The other thing we have agreed to is that we will stipulate rather than tampering with the court's original ruling on child support that [Kimberly] will pay 29 percent of her gross income via an income assignment through her employer, which I believe leaves the only matter before this court then for today is the issue of maintenance which we were trying last time and had to adjourn.

                        The parties then verified their understanding that Kimberly would have to pay approximately $500 in child support each month.  Kimberly then argued in favor of a maintenance award because this child support obligation reduced her monthly disposable income to approximately $812, less than the amount she had at the time of the divorce ($916) when the parties agreed she was unable to pay child support.  In a memorandum decision, the trial court denied maintenance to Kimberly.

                        Kimberly challenges the trial court's use of the percentage standard to establish her child support obligation at 29% of her gross income.  She contends that the standard is unfair because she is left with less disposable income than at the date of divorce. 

                        Child support may be revised if there has been a substantial change in circumstances.  Section 767.32(1), Stats.  If thirty-three months have expired since entry of the last child support order, there is a rebuttable presumption of a substantial change in circumstances sufficient to justify a revision of child support.  Section 767.32(1)(b)2.  In this case, the last child support order was the parties' March 1990 judgment of divorce.  The court was asked to modify child support in June 1993.  Therefore, there was a rebuttable presumption in this case that a substantial change in circumstances had occurred, warranting a revision in child support.

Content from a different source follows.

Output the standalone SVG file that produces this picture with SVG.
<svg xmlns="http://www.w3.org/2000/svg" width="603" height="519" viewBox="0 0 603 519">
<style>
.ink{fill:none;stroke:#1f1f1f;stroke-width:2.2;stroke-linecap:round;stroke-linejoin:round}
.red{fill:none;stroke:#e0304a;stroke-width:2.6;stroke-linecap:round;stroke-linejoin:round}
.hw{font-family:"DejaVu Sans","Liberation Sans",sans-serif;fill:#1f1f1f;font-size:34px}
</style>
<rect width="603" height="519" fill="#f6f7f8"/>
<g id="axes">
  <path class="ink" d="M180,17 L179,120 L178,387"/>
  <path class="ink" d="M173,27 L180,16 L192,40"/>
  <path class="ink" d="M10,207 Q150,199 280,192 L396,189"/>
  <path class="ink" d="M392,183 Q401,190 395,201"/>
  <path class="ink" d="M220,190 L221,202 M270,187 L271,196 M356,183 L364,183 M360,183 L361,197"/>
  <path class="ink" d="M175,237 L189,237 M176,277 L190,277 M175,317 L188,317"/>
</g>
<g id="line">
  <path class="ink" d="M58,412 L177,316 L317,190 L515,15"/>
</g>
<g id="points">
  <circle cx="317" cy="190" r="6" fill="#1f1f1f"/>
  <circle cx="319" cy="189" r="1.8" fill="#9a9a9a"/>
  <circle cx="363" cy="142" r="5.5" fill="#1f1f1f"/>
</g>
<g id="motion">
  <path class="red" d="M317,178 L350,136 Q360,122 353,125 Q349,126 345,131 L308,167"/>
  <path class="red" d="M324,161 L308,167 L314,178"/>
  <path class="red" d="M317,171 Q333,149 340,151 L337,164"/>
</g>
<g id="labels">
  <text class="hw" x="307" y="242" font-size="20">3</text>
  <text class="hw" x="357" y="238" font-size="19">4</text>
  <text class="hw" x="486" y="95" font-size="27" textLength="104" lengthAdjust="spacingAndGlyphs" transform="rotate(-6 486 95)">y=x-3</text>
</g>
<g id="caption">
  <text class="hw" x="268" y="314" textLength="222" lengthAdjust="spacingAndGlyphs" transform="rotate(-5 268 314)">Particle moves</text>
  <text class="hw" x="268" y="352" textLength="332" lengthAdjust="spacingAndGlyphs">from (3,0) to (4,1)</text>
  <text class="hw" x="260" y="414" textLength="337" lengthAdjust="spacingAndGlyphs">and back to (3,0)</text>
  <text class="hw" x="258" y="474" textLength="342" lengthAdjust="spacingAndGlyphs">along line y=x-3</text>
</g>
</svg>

                        The trial court is required to use the percentage standards established by the Department of Health and Social Services in revising a child support order.  Section 767.32(2), Stats.  However, upon a party's request, the court may depart from the percentage standard if "the court finds, by the greater weight of the credible evidence, that the use of the percentage standard is unfair to the child or any of the parties."  Section 767.32(2m).

                        Kimberly argues that the percentage standard was unfair to her.  We need not reach this issue because we conclude that on January 24, 1994, Kimberly stipulated to the court's December 17 child support ruling.  A party cannot maintain inconsistent positions in the trial court and on appeal.  See Siegel v. Leer, Inc., 156 Wis.2d 621, 628, 457 N.W.2d 533, 536 (Ct. App. 1990).

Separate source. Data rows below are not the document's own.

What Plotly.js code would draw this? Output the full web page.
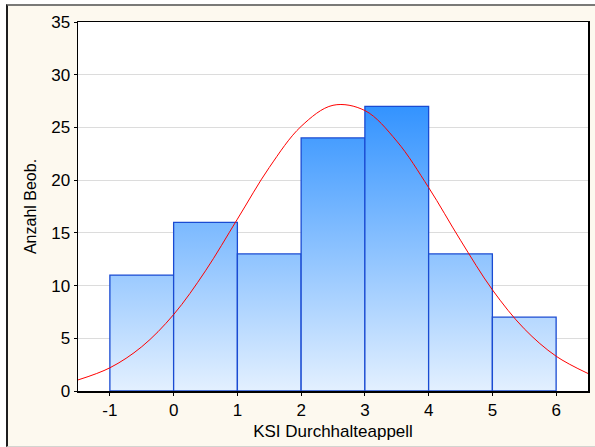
<!DOCTYPE html>
<html>
<head>
<meta charset="utf-8">
<script src="https://cdn.plot.ly/plotly-3.0.1.min.js"></script>
<style>
  html, body { margin:0; padding:0; background:#ffffff; width:595px; height:447px; overflow:hidden; }
  #chart { position:absolute; left:8px; top:6px; width:587px; height:441px; }
  #frame { position:absolute; left:6px; top:4px; width:589px; height:443px; box-sizing:border-box;
           border-top:2px solid #7a7a78; border-left:2px solid #1e1e1e; border-bottom:1px solid #d4d4d0;
           pointer-events:none; }
</style>
</head>
<body>
<div id="chart"></div>
<div id="frame"></div>
<script>
// Histogram bins (lower edge, upper edge) and counts
const binLower = [-1, 0, 1, 2, 3, 4, 5];
const binUpper = [0, 1, 2, 3, 4, 5, 6];
const counts   = [11, 16, 13, 24, 27, 13, 7];

// Expected normal curve
const curveX = [-1.5, -1, -0.5, 0, 0.5, 1, 1.5, 2, 2.5, 3, 3.5, 4, 4.5, 5, 5.5, 6, 6.5];
const curveY = [1.05, 2.2, 4.2, 7.25, 11.4, 16.3, 21.2, 25.1, 27.1, 26.6, 23.7, 19.3, 14.3, 9.6, 5.9, 3.3, 1.66];

const xTicks = [-1, 0, 1, 2, 3, 4, 5, 6];
const yTicks = [0, 5, 10, 15, 20, 25, 30, 35];

const traces = [];
// gradient-filled bars with dark blue outline
binLower.forEach((lo, i) => {
  const hi = binUpper[i], c = counts[i];
  traces.push({
    type: 'scatter', mode: 'lines',
    x: [lo, lo, hi, hi, lo], y: [0, c, c, 0, 0],
    fill: 'toself',
    fillgradient: { type: 'vertical', start: 0, stop: 27,
      colorscale: [[0, '#e3f0ff'], [1, '#3393ff']] },
    line: { color: '#1a4bd2', width: 1.3 },
    hoverinfo: 'skip', showlegend: false
  });
});
// normal curve
traces.push({
  type: 'scatter', mode: 'lines',
  x: curveX, y: curveY,
  line: { color: '#ff0000', width: 1, shape: 'spline' },
  showlegend: false, hoverinfo: 'skip'
});

const fam = 'Liberation Sans, Arial, sans-serif';

const layout = {
  width: 587, height: 441,
  margin: { l: 70, r: 7, t: 16, b: 56 },
  paper_bgcolor: '#fdf9ef',
  plot_bgcolor: '#ffffff',
  font: { family: fam, color: '#000000' },
  showlegend: false,
  xaxis: {
    range: [-1.5, 6.5],
    tickvals: xTicks, ticktext: xTicks.map(String),
    ticks: 'outside', ticklen: 3, tickcolor: '#000',
    showgrid: false, zeroline: false,
    showline: true, linecolor: '#000', linewidth: 1.5, mirror: true,
    tickfont: { size: 17, family: fam },
    title: { text: 'KSI Durchhalteappell', font: { size: 17, family: fam }, standoff: 6 }
  },
  yaxis: {
    range: [0, 35],
    tickvals: yTicks, ticktext: yTicks.map(String),
    ticks: 'outside', ticklen: 3, tickcolor: '#000',
    showgrid: true, gridcolor: '#dcdcdc', gridwidth: 1,
    zeroline: false,
    showline: true, linecolor: '#000', linewidth: 1.5, mirror: true,
    tickfont: { size: 17, family: fam },
    title: { text: 'Anzahl Beob.', font: { size: 16, family: fam }, standoff: 10 }
  }
};

Plotly.newPlot('chart', traces, layout, { displayModeBar: false, staticPlot: true });
</script>
</body>
</html>
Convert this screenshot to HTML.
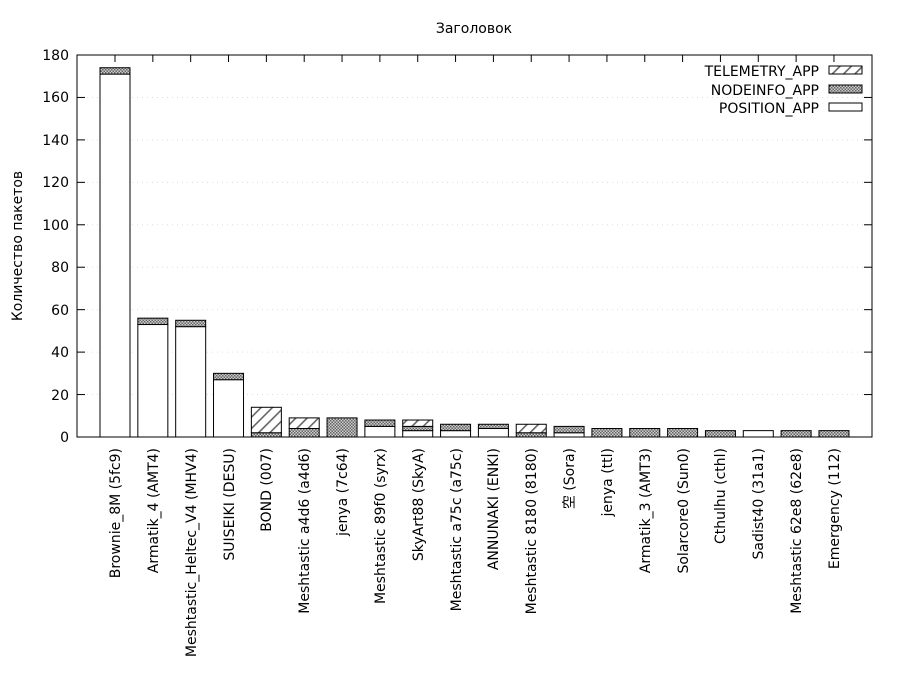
<!DOCTYPE html>
<html><head><meta charset="utf-8"><style>body{margin:0;background:#fff}svg{display:block}text{font-family:"DejaVu Sans","Liberation Sans","Noto Sans CJK KR",sans-serif;font-size:14px;fill:#000}</style></head><body>
<svg id="s" width="900" height="700" xmlns="http://www.w3.org/2000/svg">
<defs>
<pattern id="tel" width="8" height="8" patternUnits="userSpaceOnUse" patternTransform="rotate(45)"><rect width="8" height="8" fill="#fff"/><rect x="0" y="0" width="1.6" height="8" fill="#666"/></pattern>
<pattern id="node" width="3" height="3" patternUnits="userSpaceOnUse"><rect width="3" height="3" fill="#ccc"/><rect width="1.5" height="1.5" fill="#666"/><rect x="1.5" y="1.5" width="1.5" height="1.5" fill="#666"/></pattern>
</defs>
<rect x="0" y="0" width="900" height="700" fill="#fff"/>
<g id="grid" stroke="#ddd" stroke-dasharray="1,4" stroke-width="1"></g>
<g id="bars"></g>
<rect x="77" y="55" width="795" height="382" fill="none" stroke="#000" stroke-width="1"/>
<text x="474" y="33" text-anchor="middle">Заголовок</text>
<text transform="translate(22,246) rotate(-90)" text-anchor="middle">Количество пакетов</text>
<g text-anchor="end">
<text x="69" y="442">0</text><text x="69" y="400">20</text><text x="69" y="357">40</text><text x="69" y="315">60</text><text x="69" y="272">80</text><text x="69" y="230">100</text><text x="69" y="187">120</text><text x="69" y="145">140</text><text x="69" y="102">160</text><text x="69" y="60">180</text>
</g>
<g text-anchor="end">
<text transform="translate(120,448) rotate(-90)">Brownie_8M (5fc9)</text>
<text transform="translate(158,448) rotate(-90)">Armatik_4 (AMT4)</text>
<text transform="translate(196,448) rotate(-90)">Meshtastic_Heltec_V4 (MHV4)</text>
<text transform="translate(234,448) rotate(-90)">SUISEIKI (DESU)</text>
<text transform="translate(271,448) rotate(-90)">BOND (007)</text>
<text transform="translate(309,448) rotate(-90)">Meshtastic a4d6 (a4d6)</text>
<text transform="translate(347,448) rotate(-90)">jenya (7c64)</text>
<text transform="translate(385,448) rotate(-90)">Meshtastic 89f0 (syrx)</text>
<text transform="translate(423,448) rotate(-90)">SkyArt88 (SkyA)</text>
<text transform="translate(461,448) rotate(-90)">Meshtastic a75c (a75c)</text>
<text transform="translate(498,448) rotate(-90)">ANNUNAKI (ENKI)</text>
<text transform="translate(536,448) rotate(-90)">Meshtastic 8180 (8180)</text>
<text transform="translate(574,448) rotate(-90)">空 (Sora)</text>
<text transform="translate(612,448) rotate(-90)">jenya (ttl)</text>
<text transform="translate(650,448) rotate(-90)">Armatik_3 (AMT3)</text>
<text transform="translate(688,448) rotate(-90)">Solarcore0 (Sun0)</text>
<text transform="translate(725,448) rotate(-90)">Cthulhu (cthl)</text>
<text transform="translate(763,448) rotate(-90)">Sadist40 (31a1)</text>
<text transform="translate(801,448) rotate(-90)">Meshtastic 62e8 (62e8)</text>
<text transform="translate(839,448) rotate(-90)">Emergency (112)</text>
</g>
<g text-anchor="end">
<text x="819" y="76">TELEMETRY_APP</text>
<text x="819" y="95">NODEINFO_APP</text>
<text x="819" y="113">POSITION_APP</text>
</g>
<rect x="829" y="66" width="33" height="8" fill="url(#tel)" stroke="#000"/>
<rect x="829" y="85" width="33" height="8" fill="url(#node)" stroke="#000"/>
<rect x="829" y="103" width="33" height="8" fill="#fff" stroke="#000"/>
</svg>
<script>
var d=[[171,3,0],[53,3,0],[52,3,0],[27,3,0],[0,2,12],[0,4,5],[0,9,0],[5,3,0],[3,2,3],[3,3,0],[4,2,0],[0,2,4],[2,3,0],[0,4,0],[0,4,0],[0,4,0],[0,3,0],[3,0,0],[0,3,0],[0,3,0]];
var ns="http://www.w3.org/2000/svg",g=document.getElementById('bars'),gr=document.getElementById('grid');
var k=382/180;
for(var v=20;v<180;v+=20){var y=437-v*k;var l=document.createElementNS(ns,'line');l.setAttribute('x1',77);l.setAttribute('x2',872);l.setAttribute('y1',y);l.setAttribute('y2',y);gr.appendChild(l);
var t=document.createElementNS(ns,'line');t.setAttribute('x1',77);t.setAttribute('x2',85);t.setAttribute('y1',y);t.setAttribute('y2',y);t.setAttribute('stroke','#000');g.appendChild(t);
var t2=document.createElementNS(ns,'line');t2.setAttribute('x1',864);t2.setAttribute('x2',872);t2.setAttribute('y1',y);t2.setAttribute('y2',y);t2.setAttribute('stroke','#000');g.appendChild(t2);}
var fills=['#fff','url(#node)','url(#tel)'];
d.forEach(function(r,i){var c=115+37.84*i;var base=0;
var tk=document.createElementNS(ns,'line');tk.setAttribute('x1',c);tk.setAttribute('x2',c);tk.setAttribute('y1',55);tk.setAttribute('y2',62);tk.setAttribute('stroke','#000');g.appendChild(tk);
r.forEach(function(v,j){if(!v)return;var e=document.createElementNS(ns,'rect');e.setAttribute('x',c-15);e.setAttribute('width',30);e.setAttribute('y',437-(base+v)*k);e.setAttribute('height',v*k);e.setAttribute('fill',fills[j]);e.setAttribute('stroke','#000');g.appendChild(e);base+=v;});});
</script>
</body></html>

                        Even if we were to address Kimberly's claim that the trial court erred in not deviating from the percentage standard, we would conclude that Kimberly has not shown that application of the standard was unfair.  Three children need to be supported.  Kimberly's income has increased since the date of the divorce.  At the time of the divorce, her gross monthly income was $1204 ($916 net).  At the time of the hearings on child support and maintenance, Kimberly's gross monthly income was $1721 ($1308 net).  Under these facts, it was not unfair to apply the percentage standard.

                        Kimberly next argues that the trial court erred in entering the order setting her child support obligation nunc pro tunc to June 29, 1993.  Under § 767.32(1m), Stats., the trial court may make revisions in child support effective as of the date notice of the action is given to the party against whom the revision is sought.  The child support modification motion was filed on June 29, 1993.  This is the best evidence of the date Kimberly received notice of the motion.[2]  The trial court did not err in making her child support obligation retroactive to that date. 

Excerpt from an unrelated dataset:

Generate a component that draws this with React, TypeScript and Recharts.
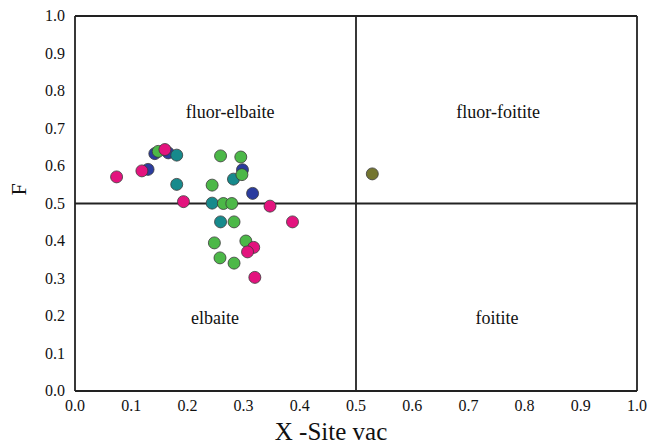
import { ScatterChart, Scatter, XAxis, YAxis, ReferenceLine, ReferenceDot } from "recharts";

// X-site vacancy vs F
const magenta = [
  { x: 0.074, y: 0.571 }, { x: 0.119, y: 0.587 }, { x: 0.16, y: 0.644 },
  { x: 0.193, y: 0.505 }, { x: 0.347, y: 0.493 }, { x: 0.387, y: 0.451 },
  { x: 0.318, y: 0.383 }, { x: 0.307, y: 0.371 }, { x: 0.32, y: 0.303 },
];
const blue = [
  { x: 0.142, y: 0.633 }, { x: 0.13, y: 0.591 }, { x: 0.166, y: 0.635 },
  { x: 0.298, y: 0.59 }, { x: 0.316, y: 0.527 },
];
const teal = [
  { x: 0.181, y: 0.629 }, { x: 0.181, y: 0.551 }, { x: 0.282, y: 0.565 },
  { x: 0.244, y: 0.501 }, { x: 0.259, y: 0.451 },
];
const green = [
  { x: 0.148, y: 0.639 }, { x: 0.259, y: 0.627 }, { x: 0.295, y: 0.624 },
  { x: 0.297, y: 0.577 }, { x: 0.244, y: 0.549 }, { x: 0.264, y: 0.5 },
  { x: 0.279, y: 0.5 }, { x: 0.283, y: 0.451 }, { x: 0.248, y: 0.395 },
  { x: 0.304, y: 0.4 }, { x: 0.258, y: 0.355 }, { x: 0.283, y: 0.341 },
];
const olive = [{ x: 0.529, y: 0.579 }];

const ticks = [0, 0.1, 0.2, 0.3, 0.4, 0.5, 0.6, 0.7, 0.8, 0.9, 1.0];

const fieldLabels = [
  { x: 0.276, y: 0.744, text: "fluor-elbaite" },
  { x: 0.753, y: 0.744, text: "fluor-foitite" },
  { x: 0.249, y: 0.195, text: "elbaite" },
  { x: 0.751, y: 0.195, text: "foitite" },
];

const FONT = '"Liberation Serif", "Times New Roman", serif';

const dot = (fill: string) => (props: any) => (
  <circle cx={props.cx} cy={props.cy} r={6} fill={fill} stroke="#3a3a3a" strokeWidth={0.8} />
);

const XTick = (props: any) => (
  <text x={props.x} y={props.y + 12} textAnchor="middle" fontSize={16} fill="#111" fontFamily={FONT}>
    {Number(props.payload.value).toFixed(1)}
  </text>
);

const YTick = (props: any) => (
  <text x={props.x - 2} y={props.y + 5} textAnchor="end" fontSize={16} fill="#111" fontFamily={FONT}>
    {Number(props.payload.value).toFixed(1)}
  </text>
);

export default function App() {
  return (
    <div style={{ position: "absolute", left: 0, top: 0, background: "#fff", fontFamily: FONT }}>
      <ScatterChart width={652} height={444} margin={{ top: 16, right: 15, bottom: 8, left: 20 }}>
        <XAxis
          type="number"
          dataKey="x"
          domain={[0, 1]}
          ticks={ticks}
          tick={XTick}
          tickLine={false}
          axisLine={{ stroke: "#222", strokeWidth: 1.8 }}
          height={45}
          label={{ value: "X -Site vac", position: "insideBottom", offset: -4, dx: -25, fontSize: 25, fill: "#111", fontFamily: FONT }}
        />
        <YAxis
          type="number"
          dataKey="y"
          domain={[0, 1]}
          ticks={ticks}
          tick={YTick}
          tickLine={false}
          axisLine={{ stroke: "#222", strokeWidth: 1.8 }}
          width={55}
          label={{ value: "F", angle: -90, position: "insideLeft", offset: -2, dy: -8, fontSize: 22, fill: "#111", fontFamily: FONT }}
        />
        <ReferenceLine x={1} stroke="#222" strokeWidth={1.8} />
        <ReferenceLine y={1} stroke="#222" strokeWidth={1.8} />
        <ReferenceLine x={0.5} stroke="#222" strokeWidth={1.8} />
        <ReferenceLine y={0.5} stroke="#222" strokeWidth={1.8} />
        {fieldLabels.map((l) => (
          <ReferenceDot
            key={l.text}
            x={l.x}
            y={l.y}
            r={0}
            fill="none"
            stroke="none"
            label={{ value: l.text, position: "center", fontSize: 18, fill: "#111", fontFamily: FONT }}
          />
        ))}
        <Scatter data={blue} shape={dot("#2b3c9e")} isAnimationActive={false} />
        <Scatter data={teal} shape={dot("#178a8c")} isAnimationActive={false} />
        <Scatter data={green} shape={dot("#4cb848")} isAnimationActive={false} />
        <Scatter data={magenta} shape={dot("#e3137e")} isAnimationActive={false} />
        <Scatter data={olive} shape={dot("#737530")} isAnimationActive={false} />
      </ScatterChart>
    </div>
  );
}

                        Finally, Kimberly protests the trial court's refusal to award her maintenance.  Whether to modify maintenance is within the trial court's discretion.  Poindexter v. Poindexter, 142 Wis.2d 517, 531, 419 N.W.2d 223, 229 (1988).  Maintenance may be modified only upon a showing of a substantial change in the financial circumstances of the parties.  Gerrits v. Gerrits, 167 Wis.2d 429, 437, 482 N.W.2d 134, 138 (Ct. App. 1992).  Although the trial court did not explicitly undertake this analysis, we must uphold its discretionary decision to deny maintenance because there are facts of record which would support the trial court's decision had discretion been exercised on the basis of those facts.  Liddle v. Liddle, 140 Wis.2d 132, 150-51, 410 N.W.2d 196, 203‑04 (Ct. App. 1987).

                        The parties' hold-open agreement regarding child support and maintenance was based upon Kimberly's inability to pay child support on a monthly gross income of $1204 ($916 net).  Kimberly did not pay child support for over three years.  During that time, she experienced a $500 increase in her gross monthly income.  The trial court balanced the equities and determined that Kimberly should dedicate that increase to supporting her children.  The trial court denied Kimberly maintenance to avoid reducing the amount of parental funds available to support the parties' three children.  The court reasoned that the benefit of maintenance to Kimberly was outweighed by the necessity of supporting the parties' three children.[3]  Under these circumstances, the trial court's decision to dedicate the parents' income to supporting their children, rather than each other, was a proper exercise of its discretion.

                        Additionally, the parties' hold-open agreement contemplated reviewing Kimberly's child support obligation upon a change of circumstances.  It is undisputed that circumstances have changed for purposes of child support—in addition to the presumption of a change in circumstances under § 767.32(1)(b)2, Stats., Kimberly's monthly income has increased.  However, for purposes of maintenance, Kimberly's net monthly disposable income after paying child support ($898)[4] has not changed appreciably since the date of the divorce ($916).  Therefore, there was no substantial change in circumstances warranting a maintenance award.       

                        By the Court.—Orders affirmed.

                        This opinion will not be published.  See Rule 809.23(1)(b)5, Stats. 



     [1]  At the time of the divorce, Kimberly was earning $1204 gross ($916 net) each month; Russell was earning $2900 gross ($2200 net) each month.

     [2]  Kimberly does not suggest that she received notice on any other date.

     [3]  We find support for this view in the trial court's findings that the parties are relatively young, in good health and self-supporting.

     [4]  In denying maintenance to Kimberly, the trial court adopted hearing exhibit A-3.  The exhibit, which was submitted by Kimberly's attorney, indicates that if Kimberly pays child support of $6000 per year and claims three income tax exemptions, she will have monthly disposable income of $898.